Political Philosophy of the Day: Does Illegitimacy equal moral indefensibility?

Category: Philosophy
Posted on: May 30, 2008 2:33 PM, by Jake Young

Will Wilkinson takes anarchist Crispin Sartwell over the proposition that an illegitimate state is therefore a morally indefensible state:

The point is: Showing that the state is not legitimate does not deliver anarchy because "If the state is not legitimate, then it is not morally defensible" is a false premise. The existence of a moral justification, in terms of flourishing, say, doesn't entail final moral justification, since there is no fact of the matter about the final authoritative moral vocabulary.

Read the whole thing.

Hat-tip: Marginal Revolution

Comments

I haven't read Sartwell's book, so I don't know quite how he's using the notion of legitimacy. In it's broadest sense, though, legitimacy just amounts to rational justifiability.

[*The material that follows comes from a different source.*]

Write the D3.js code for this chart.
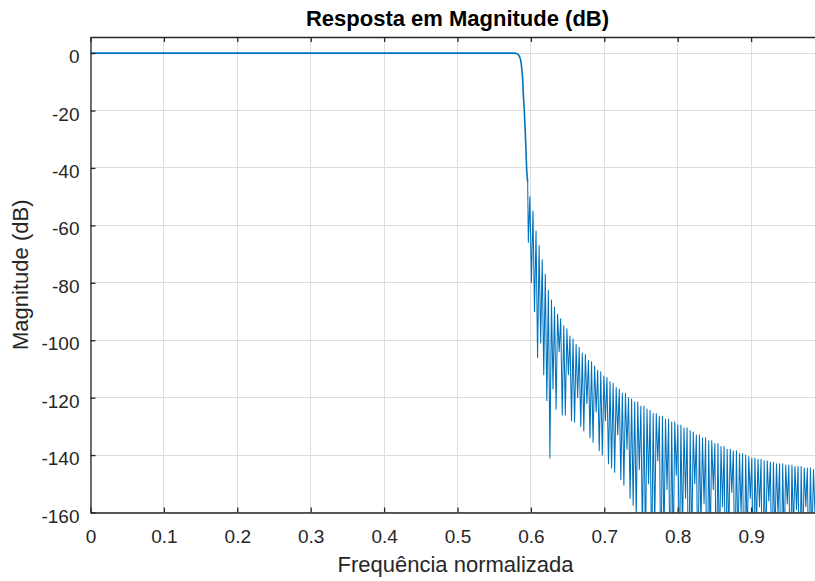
<!DOCTYPE html>
<html>
<head>
<meta charset="utf-8">
<script src="https://cdn.jsdelivr.net/npm/d3@7/dist/d3.min.js"></script>
<style>
  body { margin: 0; background: #ffffff; }
  svg { display: block; }
  text { font-family: "Liberation Sans", Arial, sans-serif; }
</style>
</head>
<body>
<svg id="chart" width="815" height="581"></svg>
<script>
// Axis ticks
const xTicks = [0, 0.1, 0.2, 0.3, 0.4, 0.5, 0.6, 0.7, 0.8, 0.9];
const xTickLabels = ["0", "0.1", "0.2", "0.3", "0.4", "0.5", "0.6", "0.7", "0.8", "0.9"];
const yTicks = [0, -20, -40, -60, -80, -100, -120, -140, -160];
const yTickLabels = ["0", "-20", "-40", "-60", "-80", "-100", "-120", "-140", "-160"];

// Passband and transition band (normalized frequency, dB)
const passFreq = [0, 0.575, 0.580, 0.583, 0.585, 0.5865, 0.5878, 0.5888, 0.5896, 0.591, 0.5924, 0.5943, 0.5956];
const passDb   = [0, 0, -0.1, -0.5, -1.5, -3, -6, -9, -14, -20, -28, -41, -45];

// Stopband: zeros of the response (frequency and depth in dB)
const nullFreq = [
  0.5965, 0.6007, 0.6049, 0.6091, 0.6133, 0.6175, 0.6217, 0.6259, 0.6301, 0.6343,
  0.6385, 0.6427, 0.6469, 0.6511, 0.6553, 0.6595, 0.6637, 0.6679, 0.6721, 0.6763,
  0.6805, 0.6847, 0.6889, 0.6931, 0.6973, 0.7015, 0.7057, 0.7099, 0.7141, 0.7183,
  0.7225, 0.7267, 0.7309, 0.7351, 0.7393, 0.7435, 0.7477, 0.7519, 0.7561, 0.7603,
  0.7645, 0.7687, 0.7729, 0.7771, 0.7813, 0.7855, 0.7897, 0.7939, 0.7981, 0.8023,
  0.8065, 0.8107, 0.8149, 0.8191, 0.8233, 0.8275, 0.8317, 0.8359, 0.8401, 0.8443,
  0.8485, 0.8527, 0.8569, 0.8611, 0.8653, 0.8695, 0.8737, 0.8779, 0.8821, 0.8863,
  0.8905, 0.8947, 0.8989, 0.9031, 0.9073, 0.9115, 0.9157, 0.9199, 0.9241, 0.9283,
  0.9325, 0.9367, 0.9409, 0.9451, 0.9493, 0.9535, 0.9577, 0.9619, 0.9661, 0.9703,
  0.9745, 0.9787, 0.9829, 0.9871, 0.9913
];
const nullDb = [
  -66, -80, -90, -106, -101, -112, -121, -141, -117, -124,
  -104, -126, -126, -112, -128, -128.5, -120, -130, -131.5, -122,
  -134, -135.5, -125, -138.5, -140, -128, -143, -144.5, -146, -133,
  -148.5, -150.5, -138, -155, -157.5, -162, -145, -168, -172, -150,
  -180, -165, -142, -185, -170, -152, -190, -175, -147, -182,
  -168, -155, -195, -172, -150, -185, -165, -157, -200, -170,
  -152, -188, -176, -158, -192, -168, -153, -183, -172, -160,
  -195, -170, -155, -186, -165, -158, -198, -174, -156, -184,
  -169, -161, -193, -171, -157, -187, -166, -159, -196, -173,
  -158, -185, -170, -161, -175
];
// Sidelobe peak (dB) between each zero and the next
const peakDb = [
  -50, -55, -62, -67, -72, -77, -82.5, -86, -88.5, -91,
  -92.5, -95, -96, -98.5, -99.5, -101.5, -102.5, -104.5, -105, -107,
  -107.5, -109, -110.5, -111, -112.5, -113, -114.5, -115, -116.5, -117,
  -118.5, -118.5, -120, -120.5, -121.5, -121.5, -123, -123, -124, -124.5,
  -125.5, -125.5, -126.5, -126.5, -127.5, -127.5, -128.5, -128.5, -129.5, -129.5,
  -130.5, -130.5, -131.5, -132, -133, -133, -134, -134, -135, -135,
  -136, -136, -137, -137, -138, -138, -138.5, -138.5, -139.5, -139.5,
  -140, -140.5, -141, -141, -141.5, -141.5, -142, -142, -142.5, -142.5,
  -143, -143, -143, -143.5, -143.5, -143.5, -144, -144, -144, -144.5,
  -144.5, -144.5, -145, -145
];

const titleText = "Resposta em Magnitude (dB)";
const xLabelText = "Frequência normalizada";
const yLabelText = "Magnitude (dB)";

// ---- layout ----
const plot = { left: 90.5, right: 824.5, top: 37, bottom: 512.5 };
const axisColor = "#262626";
const gridColor = "#dedede";
const lineColor = "#0072BD";

const svg = d3.select("#chart");

const x = d3.scaleLinear().domain([0, 1]).range([plot.left, plot.right]);
const y = d3.scaleLinear().domain([-160, 5.6]).range([plot.bottom, plot.top]);

svg.append("rect").attr("width", 815).attr("height", 581).attr("fill", "#ffffff");

// grid
const grid = svg.append("g").attr("shape-rendering", "crispEdges");
grid.selectAll("line.gx").data(xTicks).join("line")
  .attr("class", "gx")
  .attr("x1", d => x(d)).attr("x2", d => x(d))
  .attr("y1", plot.top).attr("y2", plot.bottom)
  .attr("stroke", gridColor).attr("stroke-width", 1);
grid.selectAll("line.gy").data(yTicks).join("line")
  .attr("class", "gy")
  .attr("x1", plot.left).attr("x2", plot.right)
  .attr("y1", d => y(d)).attr("y2", d => y(d))
  .attr("stroke", gridColor).attr("stroke-width", 1);

// response curve: one series, passband part drawn a little heavier
const passPts = passFreq.map((f, i) => ({ f, db: passDb[i] }));
const stopPts = [passPts[passPts.length - 1]];
peakDb.forEach((p, i) => {
  stopPts.push({ f: nullFreq[i], db: nullDb[i] });
  stopPts.push({ f: (nullFreq[i] + nullFreq[i + 1]) / 2, db: p });
});
stopPts.push({ f: nullFreq[nullFreq.length - 1], db: nullDb[nullDb.length - 1] });

svg.append("clipPath").attr("id", "plotClip")
  .append("rect")
  .attr("x", plot.left).attr("y", plot.top)
  .attr("width", plot.right - plot.left).attr("height", plot.bottom - plot.top);

const line = d3.line().x(d => x(d.f)).y(d => y(d.db));
const curve = svg.append("g").attr("clip-path", "url(#plotClip)")
  .attr("fill", "none").attr("stroke", lineColor).attr("stroke-linejoin", "round");

curve.append("path").datum(stopPts)
  .attr("stroke-width", 1.05)
  .attr("d", line);
curve.append("path").datum(passPts)
  .attr("stroke-width", 1.6)
  .attr("d", line);

// axes
function styleAxis(g) {
  g.selectAll(".domain").attr("stroke", axisColor).attr("stroke-width", 1.3);
  g.selectAll(".tick line").attr("stroke", axisColor).attr("stroke-width", 1.3);
  g.selectAll(".tick text")
    .attr("fill", axisColor)
    .style("font-size", "19px");
}

const xAxis = svg.append("g")
  .attr("transform", `translate(0,${plot.bottom})`)
  .call(d3.axisBottom(x).tickValues(xTicks)
    .tickFormat((d, i) => xTickLabels[i])
    .tickSizeInner(-5).tickSizeOuter(0).tickPadding(17.5));
styleAxis(xAxis);

const xTop = svg.append("g")
  .attr("transform", `translate(0,${plot.top})`)
  .call(d3.axisTop(x).tickValues(xTicks).tickFormat("")
    .tickSizeInner(-5).tickSizeOuter(0));
styleAxis(xTop);

const yAxis = svg.append("g")
  .attr("transform", `translate(${plot.left},0)`)
  .call(d3.axisLeft(y).tickValues(yTicks)
    .tickFormat((d, i) => yTickLabels[i])
    .tickSizeInner(-5).tickSizeOuter(0).tickPadding(11));
styleAxis(yAxis);
yAxis.selectAll(".tick text").attr("dy", "0.5em");

// titles
svg.append("text")
  .attr("x", (plot.left + plot.right) / 2).attr("y", 26)
  .attr("text-anchor", "middle")
  .attr("fill", "#000000")
  .style("font-size", "22px").style("font-weight", "bold")
  .text(titleText);

svg.append("text")
  .attr("x", (plot.left + plot.right) / 2 - 2).attr("y", 571.5)
  .attr("text-anchor", "middle")
  .attr("fill", axisColor)
  .style("font-size", "22px")
  .text(xLabelText);

svg.append("text")
  .attr("transform", `translate(28,${(plot.top + plot.bottom) / 2}) rotate(-90)`)
  .attr("text-anchor", "middle")
  .attr("fill", axisColor)
  .style("font-size", "22px")
  .text(yLabelText);
</script>
</body>
</html>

Problem is that we probably wouldn't all agree on what counts as a rational justification. But suppose the intuition behind the enlightenment was actually sound, and rationality represents an objective standard. Then I think we'd have to acknowledge the validity of Sartwell's inference from illegitimacy to moral indefensibility. Morality, after all, is a rational enterprise, one concerned with the soundness of the reasons we adduce for various actions.

At least that's how things look to this anarchist.